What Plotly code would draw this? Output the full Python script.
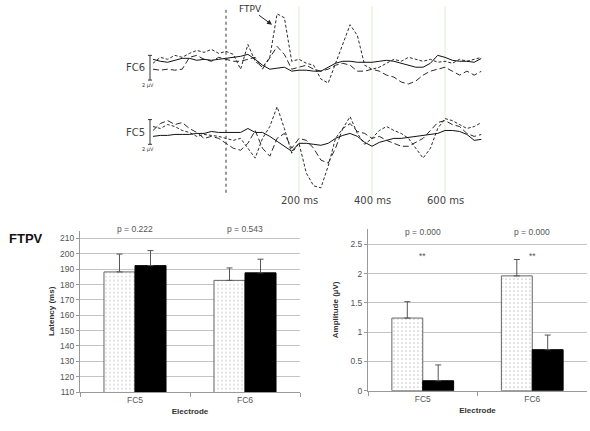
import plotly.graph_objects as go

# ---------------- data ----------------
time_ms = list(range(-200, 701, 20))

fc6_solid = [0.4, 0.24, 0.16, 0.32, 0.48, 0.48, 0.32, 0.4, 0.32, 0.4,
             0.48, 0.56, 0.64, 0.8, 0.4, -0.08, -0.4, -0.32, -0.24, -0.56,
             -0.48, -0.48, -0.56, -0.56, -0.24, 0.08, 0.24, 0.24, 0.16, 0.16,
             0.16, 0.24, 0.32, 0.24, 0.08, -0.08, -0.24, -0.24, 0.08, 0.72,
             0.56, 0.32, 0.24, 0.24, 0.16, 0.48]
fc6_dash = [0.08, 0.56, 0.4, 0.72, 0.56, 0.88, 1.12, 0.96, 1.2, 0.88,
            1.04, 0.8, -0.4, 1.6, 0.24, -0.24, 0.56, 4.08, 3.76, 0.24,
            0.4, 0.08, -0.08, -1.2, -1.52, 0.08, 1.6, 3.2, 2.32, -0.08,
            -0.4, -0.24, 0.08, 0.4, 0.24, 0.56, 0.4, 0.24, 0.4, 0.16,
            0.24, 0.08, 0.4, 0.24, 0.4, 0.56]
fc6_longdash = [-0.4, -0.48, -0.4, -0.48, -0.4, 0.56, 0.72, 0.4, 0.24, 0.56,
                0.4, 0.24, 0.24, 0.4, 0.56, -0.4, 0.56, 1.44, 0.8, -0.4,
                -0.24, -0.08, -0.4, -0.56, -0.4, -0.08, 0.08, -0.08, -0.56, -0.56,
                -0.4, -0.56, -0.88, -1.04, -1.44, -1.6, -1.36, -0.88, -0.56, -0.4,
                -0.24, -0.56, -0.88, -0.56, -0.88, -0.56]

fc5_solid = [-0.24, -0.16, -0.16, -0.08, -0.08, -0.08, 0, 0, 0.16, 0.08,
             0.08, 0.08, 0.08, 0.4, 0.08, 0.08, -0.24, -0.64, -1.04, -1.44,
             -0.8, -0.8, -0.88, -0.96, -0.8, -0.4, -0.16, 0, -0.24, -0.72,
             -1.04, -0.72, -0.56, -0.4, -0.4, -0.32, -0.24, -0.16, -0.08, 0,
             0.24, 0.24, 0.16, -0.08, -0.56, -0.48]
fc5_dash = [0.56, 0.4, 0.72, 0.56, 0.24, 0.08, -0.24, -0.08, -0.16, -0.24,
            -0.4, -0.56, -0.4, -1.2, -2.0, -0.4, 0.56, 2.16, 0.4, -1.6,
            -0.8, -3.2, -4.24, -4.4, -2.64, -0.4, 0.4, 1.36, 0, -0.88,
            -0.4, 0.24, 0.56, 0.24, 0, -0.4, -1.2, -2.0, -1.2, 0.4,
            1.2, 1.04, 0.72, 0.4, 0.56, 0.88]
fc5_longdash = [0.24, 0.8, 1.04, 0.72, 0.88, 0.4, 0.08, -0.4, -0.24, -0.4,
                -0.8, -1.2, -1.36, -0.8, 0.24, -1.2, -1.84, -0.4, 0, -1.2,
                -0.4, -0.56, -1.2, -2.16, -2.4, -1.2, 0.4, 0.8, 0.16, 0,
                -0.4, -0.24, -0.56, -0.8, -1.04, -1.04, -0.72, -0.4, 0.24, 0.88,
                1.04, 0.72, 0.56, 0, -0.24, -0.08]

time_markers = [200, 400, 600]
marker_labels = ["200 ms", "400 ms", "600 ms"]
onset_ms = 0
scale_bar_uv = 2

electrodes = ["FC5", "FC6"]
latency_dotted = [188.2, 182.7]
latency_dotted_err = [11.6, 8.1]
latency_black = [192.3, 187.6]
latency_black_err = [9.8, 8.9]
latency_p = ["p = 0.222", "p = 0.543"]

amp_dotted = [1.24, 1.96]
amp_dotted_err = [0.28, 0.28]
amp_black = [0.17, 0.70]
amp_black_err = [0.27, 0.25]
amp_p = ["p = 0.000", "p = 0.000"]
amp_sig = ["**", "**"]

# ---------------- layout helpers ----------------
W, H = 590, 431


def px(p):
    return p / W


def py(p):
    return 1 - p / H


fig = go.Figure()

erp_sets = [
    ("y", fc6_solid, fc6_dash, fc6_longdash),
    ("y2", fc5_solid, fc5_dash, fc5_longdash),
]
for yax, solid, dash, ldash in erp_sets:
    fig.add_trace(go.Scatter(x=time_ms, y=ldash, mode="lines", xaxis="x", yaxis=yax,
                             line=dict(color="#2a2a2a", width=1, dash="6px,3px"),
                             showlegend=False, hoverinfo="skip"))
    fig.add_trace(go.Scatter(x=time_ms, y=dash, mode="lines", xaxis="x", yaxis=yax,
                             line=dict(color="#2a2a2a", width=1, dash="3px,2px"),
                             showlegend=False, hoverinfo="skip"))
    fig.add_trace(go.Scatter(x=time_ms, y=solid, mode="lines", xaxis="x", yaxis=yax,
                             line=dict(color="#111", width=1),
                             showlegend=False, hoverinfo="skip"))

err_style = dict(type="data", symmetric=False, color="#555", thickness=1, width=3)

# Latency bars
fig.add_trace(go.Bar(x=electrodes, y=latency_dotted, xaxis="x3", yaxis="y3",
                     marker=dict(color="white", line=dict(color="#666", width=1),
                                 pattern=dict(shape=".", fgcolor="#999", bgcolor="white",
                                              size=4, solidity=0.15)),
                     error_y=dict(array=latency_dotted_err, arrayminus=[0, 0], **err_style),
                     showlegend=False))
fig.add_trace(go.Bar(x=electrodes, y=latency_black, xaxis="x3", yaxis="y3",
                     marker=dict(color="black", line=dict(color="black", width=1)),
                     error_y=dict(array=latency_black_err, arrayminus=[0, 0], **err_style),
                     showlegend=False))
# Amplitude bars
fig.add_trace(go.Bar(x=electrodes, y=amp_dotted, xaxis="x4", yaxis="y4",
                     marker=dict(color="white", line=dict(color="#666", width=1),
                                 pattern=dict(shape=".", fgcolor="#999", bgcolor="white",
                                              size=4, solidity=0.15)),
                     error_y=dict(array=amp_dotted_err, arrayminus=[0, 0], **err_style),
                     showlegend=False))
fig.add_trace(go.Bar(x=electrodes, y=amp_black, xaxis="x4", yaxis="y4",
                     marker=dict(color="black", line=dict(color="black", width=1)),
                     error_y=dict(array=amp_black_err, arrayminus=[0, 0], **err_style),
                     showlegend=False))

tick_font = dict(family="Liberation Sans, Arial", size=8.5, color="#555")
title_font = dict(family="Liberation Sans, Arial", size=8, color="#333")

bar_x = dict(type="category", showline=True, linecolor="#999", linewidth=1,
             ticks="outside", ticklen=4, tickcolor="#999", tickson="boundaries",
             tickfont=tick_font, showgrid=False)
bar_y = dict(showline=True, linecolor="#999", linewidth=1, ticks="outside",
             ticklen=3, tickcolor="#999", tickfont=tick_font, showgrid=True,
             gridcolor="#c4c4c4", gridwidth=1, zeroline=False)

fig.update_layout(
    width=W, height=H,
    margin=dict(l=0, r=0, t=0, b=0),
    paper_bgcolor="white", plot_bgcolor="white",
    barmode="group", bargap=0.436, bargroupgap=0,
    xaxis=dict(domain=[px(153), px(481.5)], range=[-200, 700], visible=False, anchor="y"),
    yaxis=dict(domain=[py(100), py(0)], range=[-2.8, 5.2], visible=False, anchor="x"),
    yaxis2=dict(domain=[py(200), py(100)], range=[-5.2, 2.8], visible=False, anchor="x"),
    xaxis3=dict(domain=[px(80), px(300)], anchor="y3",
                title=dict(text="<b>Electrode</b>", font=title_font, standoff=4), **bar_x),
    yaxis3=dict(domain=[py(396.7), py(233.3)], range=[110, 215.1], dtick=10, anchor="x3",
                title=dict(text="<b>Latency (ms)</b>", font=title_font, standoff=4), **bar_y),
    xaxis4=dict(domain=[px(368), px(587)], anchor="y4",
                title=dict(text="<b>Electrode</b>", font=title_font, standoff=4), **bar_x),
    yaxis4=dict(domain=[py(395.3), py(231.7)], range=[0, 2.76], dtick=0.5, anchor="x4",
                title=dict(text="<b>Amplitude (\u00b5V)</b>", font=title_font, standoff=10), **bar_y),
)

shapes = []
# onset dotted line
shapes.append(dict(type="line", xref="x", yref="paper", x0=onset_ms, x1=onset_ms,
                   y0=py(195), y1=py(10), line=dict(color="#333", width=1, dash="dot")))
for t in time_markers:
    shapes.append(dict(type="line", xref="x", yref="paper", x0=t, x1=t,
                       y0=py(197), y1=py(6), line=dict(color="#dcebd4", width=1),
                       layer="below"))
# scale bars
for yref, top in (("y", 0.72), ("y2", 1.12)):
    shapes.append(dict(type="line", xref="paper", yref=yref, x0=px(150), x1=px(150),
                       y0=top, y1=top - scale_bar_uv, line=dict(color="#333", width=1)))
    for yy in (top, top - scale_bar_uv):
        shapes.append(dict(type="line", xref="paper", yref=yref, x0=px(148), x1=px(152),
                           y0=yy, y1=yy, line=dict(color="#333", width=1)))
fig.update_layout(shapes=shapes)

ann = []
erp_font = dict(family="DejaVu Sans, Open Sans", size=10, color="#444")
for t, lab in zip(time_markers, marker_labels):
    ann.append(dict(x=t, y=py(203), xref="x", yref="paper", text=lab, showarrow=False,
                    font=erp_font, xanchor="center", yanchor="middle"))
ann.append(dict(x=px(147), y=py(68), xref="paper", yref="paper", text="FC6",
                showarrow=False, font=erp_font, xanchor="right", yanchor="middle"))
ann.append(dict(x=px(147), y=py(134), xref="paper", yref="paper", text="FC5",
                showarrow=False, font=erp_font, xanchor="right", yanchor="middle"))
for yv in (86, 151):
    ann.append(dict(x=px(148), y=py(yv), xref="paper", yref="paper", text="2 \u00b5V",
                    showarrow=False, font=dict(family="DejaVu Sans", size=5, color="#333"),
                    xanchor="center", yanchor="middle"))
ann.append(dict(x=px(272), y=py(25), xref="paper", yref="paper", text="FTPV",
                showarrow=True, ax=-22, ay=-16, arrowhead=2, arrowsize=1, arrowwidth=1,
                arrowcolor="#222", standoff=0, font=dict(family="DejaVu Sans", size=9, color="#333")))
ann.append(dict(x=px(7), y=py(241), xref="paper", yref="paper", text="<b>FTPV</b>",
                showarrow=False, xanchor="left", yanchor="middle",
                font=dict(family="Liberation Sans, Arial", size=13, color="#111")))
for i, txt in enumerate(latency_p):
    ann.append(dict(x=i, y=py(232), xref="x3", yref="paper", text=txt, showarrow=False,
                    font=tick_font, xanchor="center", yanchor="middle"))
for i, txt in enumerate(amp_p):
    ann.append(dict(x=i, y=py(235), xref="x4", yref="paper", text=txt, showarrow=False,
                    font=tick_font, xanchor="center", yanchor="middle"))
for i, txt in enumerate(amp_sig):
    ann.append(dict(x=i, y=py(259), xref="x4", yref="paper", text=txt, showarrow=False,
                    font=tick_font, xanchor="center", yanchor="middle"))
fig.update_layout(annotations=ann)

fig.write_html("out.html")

::::::::::

● Set task: Write out again, exactly, the lines from the start of the listing up to the line containing "time_ms = list(range(-200, 701, 20))", with both ends and without pictures.

● Problem solution:
What Plotly code would draw this? Output the full Python script.
import plotly.graph_objects as go

# ---------------- data ----------------
time_ms = list(range(-200, 701, 20))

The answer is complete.